The year 1885 saw the reunification of the Principality of Bulgaria and Eastern Rumelia. In the following year the pomak republic became part of the Ottoman Empire, but the territory still had some degree of independence. Such was the situation when Bourchier visited Tamrash and later wrote his "The Pomaks of Rhodope" feature. (This feature, as well as other articles by Bourchier, can be read on www.bourchier.info.)
Things changed radically in 1912, when Bulgaria, Serbia, Greece and Montenegro went to war against the Ottoman Empire. The first Bulgarian shots were fired from the hills around Tamrash. The Pomaks chose to flee, eventually settling in Asia Minor.
The revenge of the Christian Bulgarians followed swiftly, with the people of Perushtitsa being especially active. Tamrash was laid bare and its houses were looted. Nowadays the villagers from nearby Sitovo tell stories about the pogrom that drove the Turks away forever, both from their own village and from Tamrash.
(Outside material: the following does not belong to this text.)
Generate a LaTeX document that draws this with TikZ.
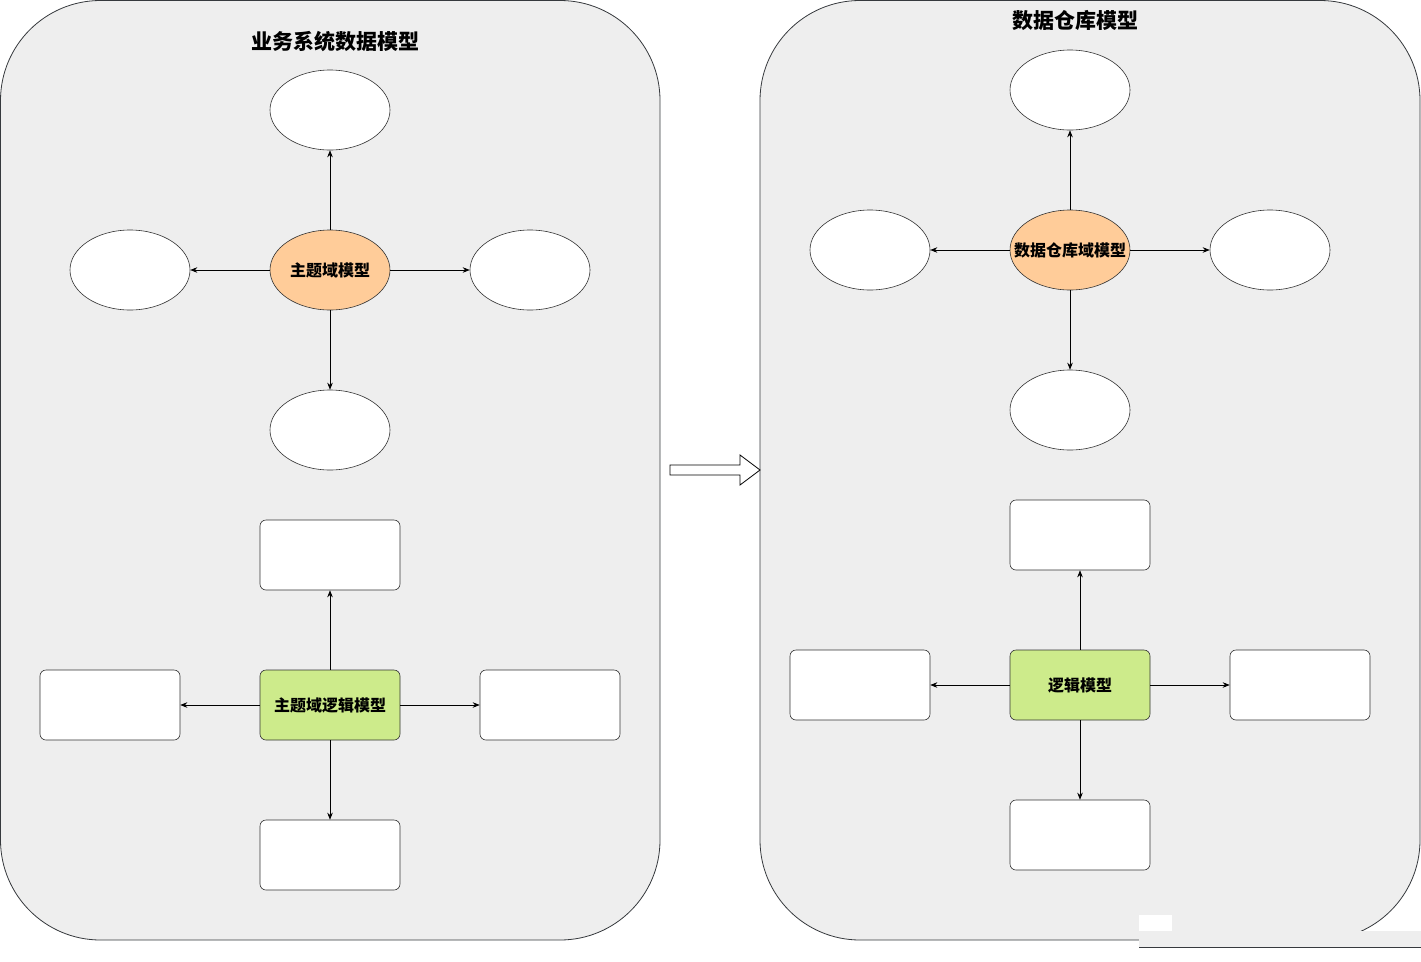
\documentclass[tikz,border=0pt]{standalone}
\usepackage{fontspec}
\setmainfont{Noto Sans CJK SC}
\usetikzlibrary{arrows.meta,positioning,shapes.geometric}
\definecolor{panelfill}{HTML}{EEEEEE}
\definecolor{panelline}{HTML}{36393D}
\definecolor{orangefill}{HTML}{FFCC99}
\definecolor{greenfill}{HTML}{CDEB8B}
\begin{document}
\begin{tikzpicture}[
			x=1pt,y=-1pt,
			panel/.style={draw=panelline,fill=panelfill,rounded corners=100pt,line width=0.8pt},
			oval/.style={ellipse,draw=black!80,fill=white,minimum width=120pt,minimum height=80pt,inner sep=0pt,line width=0.6pt},
			box/.style={rectangle,draw=black!80,fill=white,rounded corners=6pt,minimum width=140pt,minimum height=70pt,inner sep=0pt,line width=0.6pt},
			core/.style={font=\bfseries\fontsize{16}{18}\selectfont,inner xsep=-16pt},
			link/.style={-{Stealth[length=7pt,width=5.5pt]},line width=0.6pt},
			]
			\useasboundingbox (0,0) rectangle (1421,961);
			\draw [panel] (0.5,0.5) rectangle (660,940);
			\draw [panel] (760,0.5) rectangle (1420,940);
			% leftover strip at the lower right
			\fill [white] (1139,915) rectangle (1172,931);
			\fill [panelfill] (1139,931) rectangle (1421,947);
			\draw [panelline,line width=0.8pt] (1139,947) -- (1421,947);
			\node [font=\bfseries\fontsize{21}{23}\selectfont] (ltitle) at (335,41) {业务系统数据模型};
			\node [font=\bfseries\fontsize{21}{23}\selectfont] (rtitle) at (1075,21) {数据仓库模型};
			% left side
			\node [oval,fill=orangefill,core] (lsub) at (330,270) {主题域模型};
			\node [oval] (lsubn) at (330,110) {};
			\node [oval] (lsubw) at (130,270) {};
			\node [oval] (lsube) at (530,270) {};
			\node [oval] (lsubs) at (330,430) {};
			\node [box,fill=greenfill,core,inner xsep=0pt] (llog) at (330,705) {主题域逻辑模型};
			\node [box] (llogn) at (330,555) {};
			\node [box] (llogw) at (110,705) {};
			\node [box] (lloge) at (550,705) {};
			\node [box] (llogs) at (330,855) {};
			% right side
			\node [oval,fill=orangefill,core] (rsub) at (1070,250) {数据仓库域模型};
			\node [oval] (rsubn) at (1070,90) {};
			\node [oval] (rsubw) at (870,250) {};
			\node [oval] (rsube) at (1270,250) {};
			\node [oval] (rsubs) at (1070,410) {};
			\node [box,fill=greenfill,core,inner xsep=0pt] (rlog) at (1080,685) {逻辑模型};
			\node [box] (rlogn) at (1080,535) {};
			\node [box] (rlogw) at (860,685) {};
			\node [box] (rloge) at (1300,685) {};
			\node [box] (rlogs) at (1080,835) {};
			\foreach \c in {lsub,llog,rsub,rlog}
				\foreach \d in {n,w,e,s}
					\draw [link] (\c) -- (\c\d);
			% block arrow between the panels
			\draw [line width=0.8pt,fill=white] (670,465) -- (740,465) -- (740,455) -- (760,470)
				-- (740,485) -- (740,475) -- (670,475) -- cycle;
		\end{tikzpicture}
\end{document}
In the 1920s and 1930s massive afforestation was begun in the area, turning the desolate Tamrash into a ghost village. During the Socialist era the Tamrash territory became a hunting ground with a luxury villa – a place of entertainment for the new elite and its foreign guests.
How To Get There
Tamrash is a three hours' drive from Sofia. After Plovdiv, go through the villages of Parvenets and Hrabrino and take the road to Sitovo. After the Boykovo junction, look carefully for an old wooden signpost. From the signpost a relatively good country road will take you down to the Tamrashka River. Take it and you will reach the barrier of the Tamrash game preserve, which is currently managed by a private company. The guards will ask you to leave your car there and continue on foot. Walk up the Tamrashka River for about three kilometres. After you pass the game preserve buildings, there's a 1.5 kilometre walk to a cattle-breeding farm; it is situated on the meeting point of the Tamrashka and Lilkovska rivers. One hundred years ago, this was the centre of Tamrash.